### STATED PROBLEM:
In the listing below, locate the lines bearing the word "chart". Copy every one of them.

══ DATA LINES ══

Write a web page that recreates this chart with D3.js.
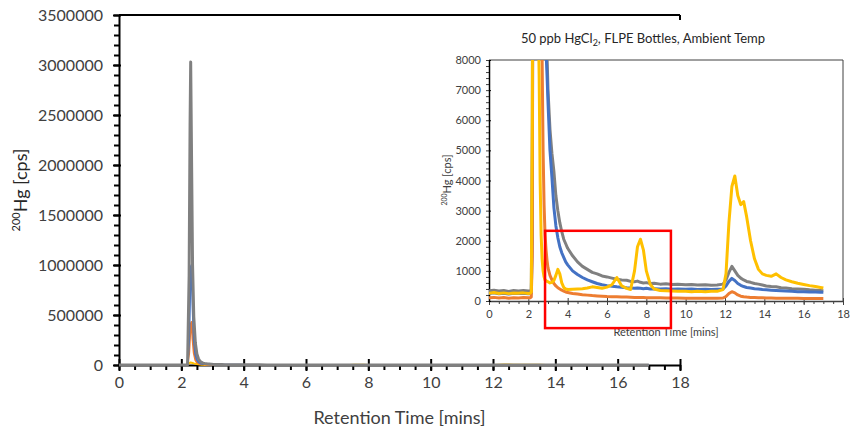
<!DOCTYPE html>
<html>
<head>
<meta charset="utf-8">
<script src="https://cdnjs.cloudflare.com/ajax/libs/d3/7.8.5/d3.min.js"></script>
<style>
body { margin: 0; background: #fff; }
text { font-family: Lato, "Open Sans", sans-serif; }
</style>
</head>
<body>
<div id="chart"></div>
<script>
// retention time (mins), shared by all four traces
var times = [
  0, 0.25, 0.5, 0.75, 1, 1.25, 1.5, 1.75, 2,
  2.1, 2.15, 2.2, 2.25, 2.28, 2.3, 2.33, 2.36, 2.4, 2.45,
  2.5, 2.55, 2.6, 2.65, 2.7, 2.75, 2.8, 2.85, 2.9, 2.95,
  3, 3.1, 3.2, 3.3, 3.4, 3.5, 3.6, 3.7, 3.8, 3.9,
  4, 4.25, 4.5, 4.75, 5, 5.25, 5.5, 5.75, 6, 6.25,
  6.5, 6.75, 7, 7.2, 7.4, 7.55, 7.7, 7.85, 8, 8.2,
  8.4, 8.7, 9, 9.3, 9.6, 10, 10.3, 10.6, 11, 11.3,
  11.6, 11.9, 12.05, 12.2, 12.35, 12.5, 12.65, 12.8, 12.95, 13.1,
  13.3, 13.5, 13.7, 13.9, 14.1, 14.35, 14.6, 14.85, 15.1, 15.4,
  15.7, 16, 16.3, 16.6, 16.85, 17
]

// 200Hg counts [cps]
var grayTrace = [
  340, 360, 330, 350, 320, 345, 335, 350, 330,
  340, 360, 5000, 900000, 2400000, 3030000, 2000000, 1000000, 480000, 220000,
  110000, 62000, 38000, 26000, 19000, 15000, 13000, 11000, 9500, 8200,
  7000, 5700, 4900, 4300, 3500, 3000, 2600, 2300, 2050, 1900,
  1750, 1500, 1300, 1150, 1050, 950, 900, 830, 800, 760,
  720, 700, 690, 650, 640, 660, 620, 600, 610, 580,
  590, 560, 570, 550, 560, 540, 550, 530, 540, 520,
  530, 560, 700, 950, 1150, 1000, 850, 760, 700, 650,
  620, 580, 560, 530, 500, 480, 470, 440, 430, 410,
  400, 390, 370, 360, 350, 340
]
var blueTrace = [
  250, 270, 240, 260, 230, 255, 245, 260, 240,
  250, 260, 2000, 250000, 700000, 980000, 1000000, 600000, 250000, 100000,
  50000, 28000, 18000, 13000, 11000, 9800, 9200, 8800, 8300, 7500,
  6600, 5000, 4100, 3100, 2500, 2100, 1800, 1600, 1450, 1300,
  1200, 1000, 880, 780, 700, 640, 580, 540, 510, 490,
  470, 460, 440, 430, 420, 430, 420, 410, 420, 400,
  410, 400, 410, 390, 400, 390, 400, 380, 390, 380,
  390, 400, 500, 650, 750, 680, 580, 520, 480, 450,
  430, 410, 400, 380, 370, 360, 350, 340, 330, 320,
  310, 310, 300, 300, 290, 290
]
var orangeTrace = [
  110, 120, 100, 115, 95, 110, 100, 115, 105,
  110, 130, 1500, 120000, 300000, 410000, 430000, 260000, 120000, 50000,
  25000, 15000, 11000, 9000, 8100, 5000, 3200, 2200, 1700, 1350,
  1100, 850, 700, 580, 500, 440, 400, 360, 330, 300,
  280, 250, 230, 210, 195, 180, 170, 160, 150, 145,
  140, 135, 130, 125, 120, 120, 115, 115, 110, 110,
  105, 105, 100, 100, 100, 95, 95, 95, 95, 95,
  95, 100, 150, 250, 310, 270, 200, 160, 140, 130,
  120, 115, 110, 105, 100, 100, 95, 95, 90, 90,
  90, 85, 85, 80, 80, 80
]
var yellowTrace = [
  260, 280, 250, 270, 245, 265, 255, 270, 250,
  260, 300, 6000, 18000, 24000, 25000, 23000, 20000, 16000, 12000,
  9500, 7500, 4000, 2200, 1400, 1000, 800, 700, 680, 650,
  640, 600, 620, 680, 850, 1050, 900, 600, 450, 400,
  380, 390, 400, 410, 430, 470, 450, 420, 460, 540,
  780, 500, 420, 380, 1000, 1800, 2050, 1700, 1000, 550,
  400, 350, 340, 330, 320, 320, 310, 320, 310, 320,
  320, 380, 900, 2600, 3800, 4150, 3500, 3200, 3300, 2800,
  2000, 1400, 1050, 900, 850, 820, 900, 780, 700, 640,
  590, 550, 510, 480, 450, 430
]

var xTicks = [0, 2, 4, 6, 8, 10, 12, 14, 16, 18]
var mainYTicks = [0, 500000, 1000000, 1500000, 2000000, 2500000, 3000000, 3500000]
var insetYTicks = [0, 1000, 2000, 3000, 4000, 5000, 6000, 7000, 8000]

// red highlight box on the inset (time range, counts range)
var boxTimes = [2.85, 9.25]
var boxCounts = [2330, -900]

var series = [
  {name: "gray", values: grayTrace, color: "#808080"},
  {name: "blue", values: blueTrace, color: "#4472C4"},
  {name: "orange", values: orangeTrace, color: "#ED7D31"},
  {name: "yellow", values: yellowTrace, color: "#FFC000"}
]
// draw order: yellow at the bottom, gray on top in the main chart
var mainOrder = [3, 2, 1, 0]
var insetOrder = [0, 1, 2, 3]

var svg = d3.select("#chart").append("svg")
  .attr("width", 850)
  .attr("height", 430)

// ---------- main chart ----------
var x = d3.scaleLinear().domain([0, 18]).range([119, 680])
var y = d3.scaleLinear().domain([0, 3500000]).range([365, 15])

var mainLine = d3.line()
  .x(function(d, i){ return x(times[i]) })
  .y(function(d){ return y(d) })

// top border
svg.append("line")
  .attr("x1", 119).attr("x2", 680)
  .attr("y1", y(3500000)).attr("y2", y(3500000))
  .attr("stroke", "#000").attr("stroke-width", 2)
svg.append("line")
  .attr("x1", 680).attr("x2", 680)
  .attr("y1", y(3500000)).attr("y2", y(3500000) + 5)
  .attr("stroke", "#000").attr("stroke-width", 2)

// minor ticks
svg.append("g")
  .attr("transform", "translate(0,365)")
  .call(d3.axisBottom(x).tickValues(d3.range(0, 18.01, 0.5)).tickSize(5).tickFormat(""))
  .call(function(g){ g.select(".domain").remove() })
  .selectAll("line").attr("stroke-width", 2)

svg.append("g")
  .attr("transform", "translate(119,0)")
  .call(d3.axisLeft(y).tickValues(d3.range(0, 3500001, 100000)).tickSize(5).tickFormat(""))
  .call(function(g){ g.select(".domain").remove() })
  .selectAll("line").attr("stroke-width", 2)

// major ticks + labels
var xAxis = svg.append("g")
  .attr("transform", "translate(0,365)")
  .call(d3.axisBottom(x).tickValues(xTicks).tickSize(6).tickPadding(6).tickSizeOuter(0))
xAxis.select(".domain").attr("stroke-width", 2)
xAxis.selectAll(".tick line").attr("y1", -6).attr("stroke-width", 2)
xAxis.selectAll("text").attr("font-size", 16).attr("fill", "#404040")
  .style("font-family", "Lato")

var yAxis = svg.append("g")
  .attr("transform", "translate(119,0)")
  .call(d3.axisLeft(y).tickValues(mainYTicks).tickSize(6).tickPadding(10).tickSizeOuter(0).tickFormat(d3.format("d")))
yAxis.select(".domain").attr("stroke-width", 2)
yAxis.selectAll(".tick line").attr("x1", -6).attr("x2", 2).attr("stroke-width", 2)
yAxis.selectAll("text").attr("font-size", 16).attr("fill", "#404040")
  .style("font-family", "Lato")

// traces
mainOrder.forEach(function(k){
  svg.append("path")
    .datum(series[k].values)
    .attr("d", mainLine)
    .attr("fill", "none")
    .attr("stroke", series[k].color)
    .attr("stroke-width", k == 0 ? 3 : 2)
    .attr("stroke-linejoin", "round")
})

// axis titles
svg.append("text")
  .attr("x", (119 + 680) / 2)
  .attr("y", 424)
  .attr("text-anchor", "middle")
  .attr("font-size", 18)
  .attr("fill", "#404040")
  .text("Retention Time [mins]")

var yTitle = svg.append("text")
  .attr("transform", "translate(27,190) rotate(-90)")
  .attr("text-anchor", "middle")
  .attr("font-size", 18)
  .attr("fill", "#262626")
yTitle.append("tspan").attr("font-size", 11).attr("dy", -7).text("200")
yTitle.append("tspan").attr("dy", 7).text("Hg [cps]")

// ---------- inset ----------
svg.append("rect")
  .attr("x", 440).attr("y", 20)
  .attr("width", 410).attr("height", 328)
  .attr("fill", "#fff")

var xi = d3.scaleLinear().domain([0, 18]).range([489, 843])
var yi = d3.scaleLinear().domain([0, 8000]).range([301, 60])

svg.append("clipPath").attr("id", "inset-clip")
  .append("rect")
  .attr("x", 489).attr("y", 60)
  .attr("width", 843 - 489).attr("height", 301 - 60)

// frame
svg.append("line")
  .attr("x1", 489).attr("x2", 843).attr("y1", 60).attr("y2", 60)
  .attr("stroke", "#404040").attr("stroke-width", 1)
svg.append("line")
  .attr("x1", 843).attr("x2", 843).attr("y1", 60).attr("y2", 301)
  .attr("stroke", "#404040").attr("stroke-width", 1)

svg.append("g")
  .attr("transform", "translate(0,301)")
  .call(d3.axisBottom(xi).tickValues(d3.range(0, 18.01, 0.5)).tickSize(3).tickFormat(""))
  .call(function(g){ g.select(".domain").remove() })
  .selectAll("line").attr("stroke", "#404040")

svg.append("g")
  .attr("transform", "translate(489,0)")
  .call(d3.axisLeft(yi).tickValues(d3.range(0, 8001, 200)).tickSize(3).tickFormat(""))
  .call(function(g){ g.select(".domain").remove() })
  .selectAll("line").attr("stroke", "#404040")

var xiAxis = svg.append("g")
  .attr("transform", "translate(0,301)")
  .call(d3.axisBottom(xi).tickValues(xTicks).tickSize(4).tickPadding(5).tickSizeOuter(0))
xiAxis.select(".domain").attr("stroke", "#404040").attr("stroke-width", 1.5)
xiAxis.selectAll(".tick line").attr("y1", -3).attr("stroke", "#404040")
xiAxis.selectAll("text").attr("font-size", 11).attr("fill", "#404040")
  .style("font-family", "Lato")

var yiAxis = svg.append("g")
  .attr("transform", "translate(489,0)")
  .call(d3.axisLeft(yi).tickValues(insetYTicks).tickSize(5).tickPadding(3).tickSizeOuter(0).tickFormat(d3.format("d")))
yiAxis.select(".domain").attr("stroke", "#000").attr("stroke-width", 1.5)
yiAxis.selectAll(".tick line").attr("x2", 2).attr("stroke", "#000")
yiAxis.selectAll("text").attr("font-size", 11).attr("fill", "#404040")
  .style("font-family", "Lato")

var insetLine = d3.line()
  .x(function(d, i){ return xi(times[i]) })
  .y(function(d){ return yi(Math.min(d, 20000)) })

var insetTraces = svg.append("g").attr("clip-path", "url(#inset-clip)")
insetOrder.forEach(function(k){
  insetTraces.append("path")
    .datum(series[k].values)
    .attr("d", insetLine)
    .attr("fill", "none")
    .attr("stroke", series[k].color)
    .attr("stroke-width", 3)
    .attr("stroke-linejoin", "round")
})

// inset titles
var insetTitle = svg.append("text")
  .attr("x", 643).attr("y", 43)
  .attr("text-anchor", "middle")
  .attr("font-size", 13)
  .attr("fill", "#262626")
insetTitle.append("tspan").text("50 ppb HgCl")
insetTitle.append("tspan").attr("font-size", 9).attr("dy", 3).text("2")
insetTitle.append("tspan").attr("dy", -3).text(", FLPE Bottles, Ambient Temp")

svg.append("text")
  .attr("x", (489 + 843) / 2).attr("y", 336)
  .attr("text-anchor", "middle")
  .attr("font-size", 11)
  .attr("fill", "#404040")
  .text("Retention Time [mins]")

var yiTitle = svg.append("text")
  .attr("transform", "translate(451,180) rotate(-90)")
  .attr("text-anchor", "middle")
  .attr("font-size", 11)
  .attr("fill", "#404040")
yiTitle.append("tspan").attr("font-size", 7).attr("dy", -4).text("200")
yiTitle.append("tspan").attr("dy", 4).text("Hg [cps]")

// red highlight box
svg.append("rect")
  .attr("x", xi(boxTimes[0]))
  .attr("y", yi(boxCounts[0]))
  .attr("width", xi(boxTimes[1]) - xi(boxTimes[0]))
  .attr("height", yi(boxCounts[1]) - yi(boxCounts[0]))
  .attr("fill", "none")
  .attr("stroke", "#FF0000")
  .attr("stroke-width", 2.5)
</script>
</body>
</html>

═══

### RESPONSE:
Write a web page that recreates this chart with D3.js.
<div id="chart"></div>
// draw order: yellow at the bottom, gray on top in the main chart
var svg = d3.select("#chart").append("svg")
// ---------- main chart ----------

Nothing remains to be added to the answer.